Interestingly, we do find in the early 14th century, in the 15th century,
a very few moments captured in trial records
when people have been questioned for other things,
a very few moments in which ordinary people hold exactly that belief.
Almost certainly not because they've read Aristotle or Averroes or the rest of it,
but because they have observed the world around them
and they just don't think that that anything is there after death so for example there's a woman
called Jacqueline who lives in the south of France in the early 14th century she has sat with a
neighbor's child who is on its deathbed and she's there to comfort the child as the child sadly is
dying and she reports that she
looked very very closely at the moment of death to see what happened and all that happened was that
there was a last breath and she says I think the soul is just breath and then it's just gone I
cannot see that anything else was there. There's a 15th century English chap Thomas Taylor who's
tried for the heresy of Lollardy but he doesn't
really seem to be a normal Lollard that's a particular kind of heresy in late medieval
England he says amongst other things that he thinks that the body that the soul dies with
the body that it's it's simply snuffed out like one snuffs out a candle when life has gone that's
it so we get these little moments in which people are holding these beliefs, but as I say, probably because of what they experience in the world around them,
which for a few people, for a few ordinary people, leaves them to think this probably is just it.
There is no afterlife. There is no heaven and hell. There is a witness in a 15th century Spanish
case who was quoted as saying something like, there's no heaven and hell. They just make it
up to get money out of us. All that there is in life is a good meal, a warm fire and a nice
girlfriend. That's all you need to worry about. You hear a lot about heretics in the Middle Ages.
So what's the difference between a heretic and a non-believer? So heresy for Western Catholicism
is not simply a belief that diverges from what the church says, but one which is publicly proclaimed
and stubbornly defended. So you can go around thinking stuff in your head if you don't tell
it to anybody else. Obviously nobody's going to know that there's an issue there, but the church
isn't very bothered about that. If you go around the marketplace saying, I believe there are two
gods, one of them's a bad god, one of them's a good god. And when confronted by a bishop, he says, that's not right.
You say, no, no, it's true.

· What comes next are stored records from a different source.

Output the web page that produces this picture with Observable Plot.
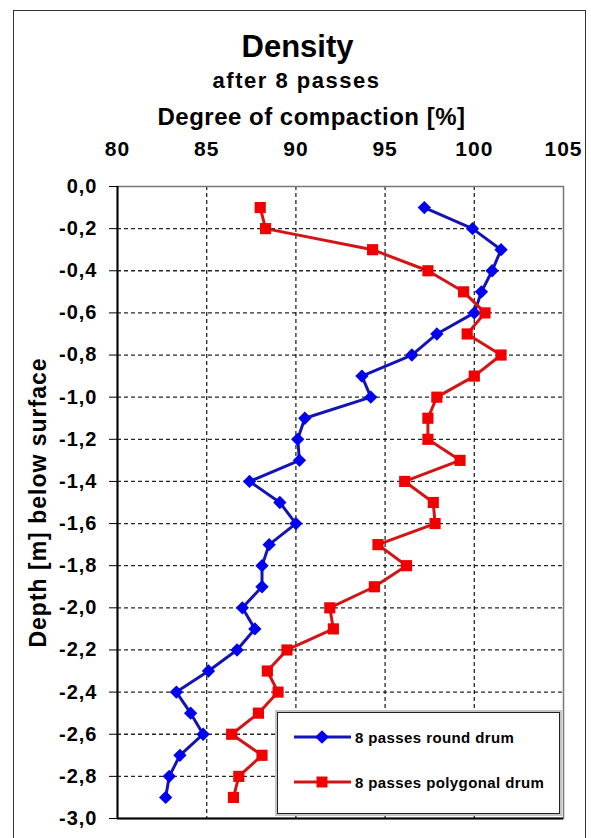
<!DOCTYPE html>
<html>
<head>
<meta charset="utf-8">
<script src="https://cdn.jsdelivr.net/npm/d3@7"></script>
<script src="https://cdn.jsdelivr.net/npm/@observablehq/plot@0.6"></script>
<style>
  html, body { margin: 0; padding: 0; background: #fff; }
  body { width: 591px; height: 838px; position: relative; overflow: hidden;
         font-family: "Liberation Sans", Arial, sans-serif; color: #000; }
  #frame { position: absolute; left: 13px; top: 10px; width: 571px; height: 860px;
           border: 1px solid #333; pointer-events: none; }
  #header { position: relative; height: 130px; }
  .t { position: absolute; left: 0; width: 591px; text-align: center; font-weight: bold;
       white-space: nowrap; line-height: 1; }
  #chart { position: relative; }
  .chart text { letter-spacing: 1px; }
  #legend { position: absolute; left: 277px; top: 712px; width: 281px; height: 100px;
            border: 1px solid #222; background: #fff; box-shadow: 0 0 0 2px #c4c4c4; }
  .row { position: absolute; left: 15px; height: 20px; display: flex; align-items: center; }
  .row span { font-weight: bold; font-size: 15px; letter-spacing: 0.4px; margin-left: 2px; }
</style>
</head>
<body>
<div id="header">
  <div class="t" id="title" style="font-size:31px; top:31px; left:2px;"></div>
  <div class="t" id="subtitle" style="font-size:22px; top:70px; left:1px; letter-spacing:1.5px;"></div>
  <div class="t" id="xlabel" style="font-size:24px; top:105px; left:16px; letter-spacing:0.5px;"></div>
</div>
<div id="chart"></div>
<div id="legend"></div>
<div id="frame"></div>
<script>
// ---- data ----
const titleText = "Density";
const subtitleText = "after 8 passes";
const xLabel = "Degree of compaction [%]";
const yLabel = "Depth [m] below surface";
const seriesNames = ["8 passes round drum", "8 passes polygonal drum"];

const depth = [-0.1, -0.2, -0.3, -0.4, -0.5, -0.6, -0.7, -0.8, -0.9, -1.0,
               -1.1, -1.2, -1.3, -1.4, -1.5, -1.6, -1.7, -1.8, -1.9, -2.0,
               -2.1, -2.2, -2.3, -2.4, -2.5, -2.6, -2.7, -2.8, -2.9];

const roundDrum = [97.2, 99.9, 101.5, 101.0, 100.4, 100.0, 97.9, 96.5, 93.7, 94.2,
                   90.5, 90.1, 90.2, 87.4, 89.1, 90.0, 88.5, 88.1, 88.1, 87.0,
                   87.7, 86.7, 85.1, 83.3, 84.1, 84.8, 83.5, 82.9, 82.7];

const polygonalDrum = [88.0, 88.3, 94.3, 97.4, 99.4, 100.6, 99.6, 101.5, 100.0, 97.9,
                       97.4, 97.4, 99.2, 96.1, 97.7, 97.8, 94.6, 96.2, 94.4, 91.9,
                       92.1, 89.5, 88.4, 89.0, 87.9, 86.4, 88.1, 86.8, 86.5];

const xTicks = [80, 85, 90, 95, 100, 105];
const yTicks = [0, -0.2, -0.4, -0.6, -0.8, -1.0, -1.2, -1.4, -1.6, -1.8,
                -2.0, -2.2, -2.4, -2.6, -2.8, -3.0];

// ---- build ----
document.getElementById("title").textContent = titleText;
document.getElementById("subtitle").textContent = subtitleText;
document.getElementById("xlabel").textContent = xLabel;

const rows = vals => depth.map((d, i) => ({depth: d, value: vals[i]}));
const roundRows = rows(roundDrum);
const polyRows = rows(polygonalDrum);
const fmtY = d => (Math.abs(d) < 1e-9 ? "0,0" : d.toFixed(1).replace(".", ","));

const blueLine = "#1414b4", blueFill = "#0000f0";
const redLine = "#d41414", redFill = "#f00000";
const gridStyle = {stroke: "#000", strokeOpacity: 0.85, strokeDasharray: "4,3", strokeWidth: 1.3};

const chart = Plot.plot({
  width: 591,
  height: 708,
  marginTop: 56,
  marginBottom: 20,
  marginLeft: 117,
  marginRight: 28,
  className: "chart",
  style: {fontFamily: "'Liberation Sans', Arial, sans-serif", fontWeight: "bold", color: "#000",
          background: "transparent", overflow: "visible"},
  x: {domain: [80, 105], ticks: xTicks},
  y: {domain: [-3, 0], ticks: yTicks},
  marks: [
    Plot.gridX(xTicks.slice(1, -1), gridStyle),
    Plot.gridY(yTicks.slice(1, -1), gridStyle),
    Plot.frame({stroke: "#777", strokeWidth: 1.5}),
    Plot.ruleX([80], {stroke: "#000", strokeWidth: 2}),
    Plot.ruleY([-3], {stroke: "#000", strokeWidth: 2}),
    Plot.axisX(xTicks, {anchor: "top", tickSize: 0, tickPadding: 31, fontSize: 21,
                        tickFormat: d => String(d), label: null}),
    Plot.axisY(yTicks, {anchor: "left", tickSize: 8, tickPadding: 12, fontSize: 20,
                        tickFormat: fmtY, label: null, stroke: "#000"}),
    Plot.text([yLabel], {text: d => d, frameAnchor: "left", textAnchor: "middle", lineAnchor: "middle",
                         rotate: -90, dx: -79, fontSize: 23, fontWeight: "bold"}),
    Plot.line(roundRows, {x: "value", y: "depth", stroke: blueLine, strokeWidth: 3}),
    Plot.dot(roundRows, {x: "value", y: "depth", symbol: "diamond2", r: 6, fill: blueFill}),
    Plot.line(polyRows, {x: "value", y: "depth", stroke: redLine, strokeWidth: 3}),
    Plot.dot(polyRows, {x: "value", y: "depth", symbol: "square", r: 6.3, fill: redFill})
  ]
});
document.getElementById("chart").appendChild(chart);

// ---- legend ----
const legend = document.getElementById("legend");
const legendItems = [
  {name: seriesNames[0], line: blueLine, fill: blueFill, sym: d3.symbolDiamond2, top: 14},
  {name: seriesNames[1], line: redLine, fill: redFill, sym: d3.symbolSquare, top: 59}
];
for (const it of legendItems) {
  const row = document.createElement("div");
  row.className = "row";
  row.style.top = it.top + "px";
  const path = d3.symbol(it.sym, 120)();
  row.innerHTML = `<svg width="60" height="20"><line x1="1" x2="58" y1="10" y2="10" stroke="${it.line}" stroke-width="3"/>` +
    `<path transform="translate(29,10)" d="${path}" fill="${it.fill}"/></svg><span></span>`;
  row.querySelector("span").textContent = it.name;
  legend.appendChild(row);
}
</script>
</body>
</html>
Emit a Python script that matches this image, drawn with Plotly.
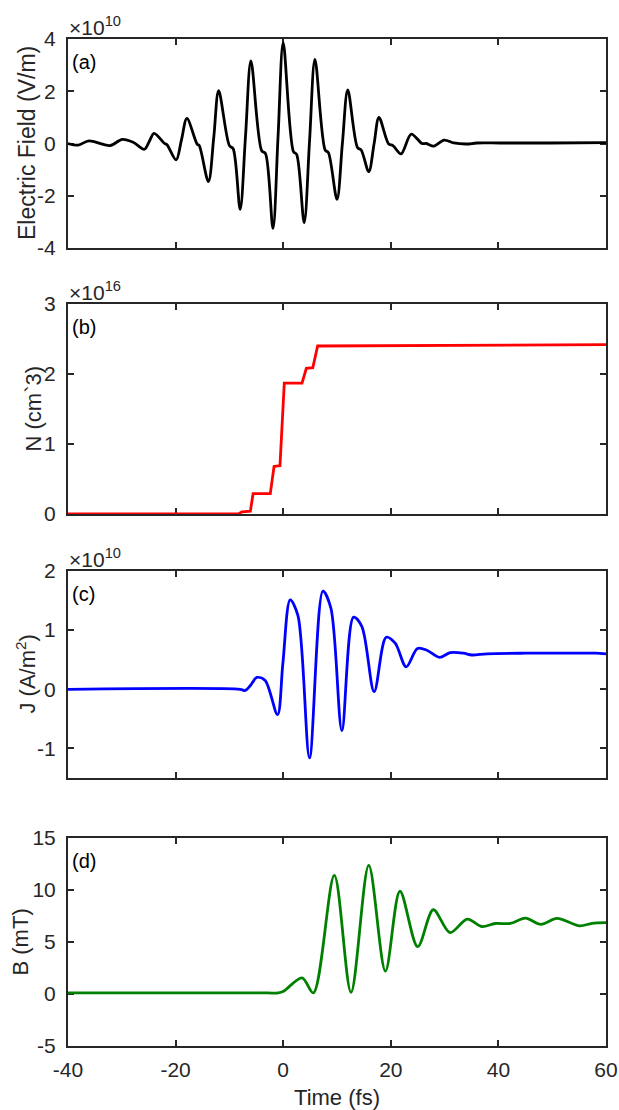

Then you're a heretic.
So it's the publicness and the challenge to authority that makes it a heresy.
What did the church do to combat unbelief?
So Inquisition is a legal process in which specialists, usually mendicant friars,
come and interrogate people who are
suspected of heresy, ask them about what they've done, ask them about their beliefs, and try to
eradicate those who are unbelieving. Eradicate occasionally means sending them to their death
at the stake. It more often means confronting them with a severe punishment until they say,
all right, okay, I believe properly after all and behave myself. So inquisition is a powerful tool,
but it's important to understand in the Middle Ages, it's not a kind of blanket process. They
don't have a standing police force. So inquisition, I keep saying, I keep not saying the inquisition,
because that's not really the case. Inquisition is a legal tool that gets used in certain times and
places when you think there's a problem. Professor John Arne, thank you very much indeed.